La place des émotions
L'empathie et l'investissement du lecteur
Un roman d'aventure efficace fait sentir au lecteur ce qui est en jeu. La peur partagée, la joie de la découverte, le chagrin des pertes, l'admiration pour des actes de courage : ces émotions construisent l'attachement. Les scènes de lien entre personnages, les sacrifices et les doutes renforcent l'identification. L'aventure devient alors une expérience vécue, pas seulement regardée.
Le jeu des renversements
Les retournements surviennent quand l'information est bue différemment par les personnages et le lecteur. Une révélation doit être préparée suffisamment pour être crédible, mais pas tellement qu'elle devienne prévisible. L'art du renversement consiste à jouer sur les attentes, à brouiller les pistes et à ménager des surprises qui paraissent, rétrospectivement, inévitables.
Éthique et responsabilité de l'auteur
Représentations et stéréotypes
La responsabilité narrative invite à s'interroger sur la représentation des peuples, des genres et des cultures. Les récits d'aventure ont parfois véhiculé des images simplistes ou coloniales. Aujourd'hui, l'attention aux voix marginalisées et la pluralité des perspectives permettent des aventures qui élargissent la compréhension plutôt que de la restreindre.

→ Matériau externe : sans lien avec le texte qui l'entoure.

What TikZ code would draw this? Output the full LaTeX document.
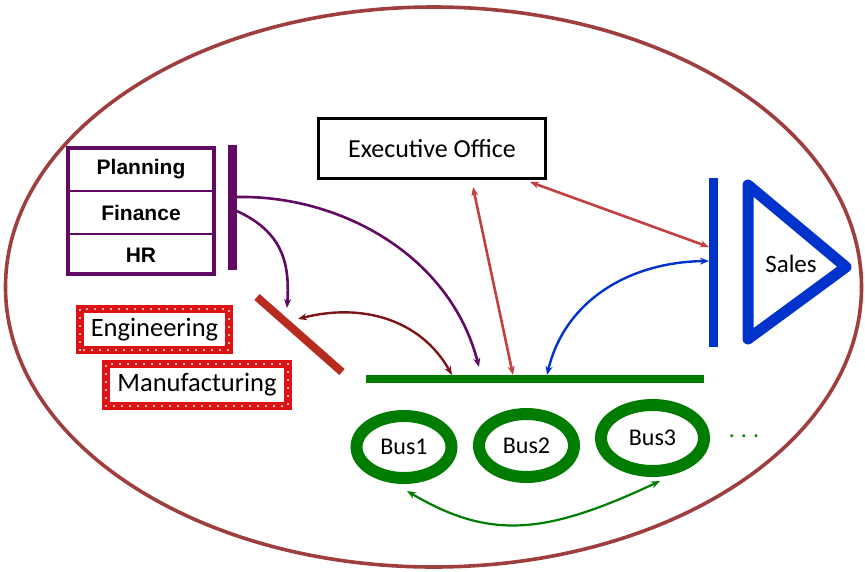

Le goût du risque et la sensibilité contemporaine
Prendre des risques narratifs ne doit pas devenir une excuse pour la provocation gratuite. L'audace peut consister à explorer des dilemmes moraux, à complexifier les personnages et à interroger des certitudes. Ce type d'exploration nourrit l'aventure d'une densité supplémentaire, capable de toucher des lecteurs en quête d'émotions et de sens.
Pour finir
Le roman d'aventure se reconnaît par son appétit pour la découverte et sa capacité à mettre en mouvement des êtres humains face à l'imprévu. Il combine la rudesse des épreuves et la finesse des émotions, l'urgence des actions et la profondeur des questions. Écrire de l'aventure, c'est tracer des itinéraires où chaque obstacle révèle quelque chose du monde et des personnages. Ce genre demeure un terrain de liberté où l'imagination peut jouer avec le rythme, l'espace et l'éthique pour offrir des voyages qui font vibrer autant qu'ils font réfléchir.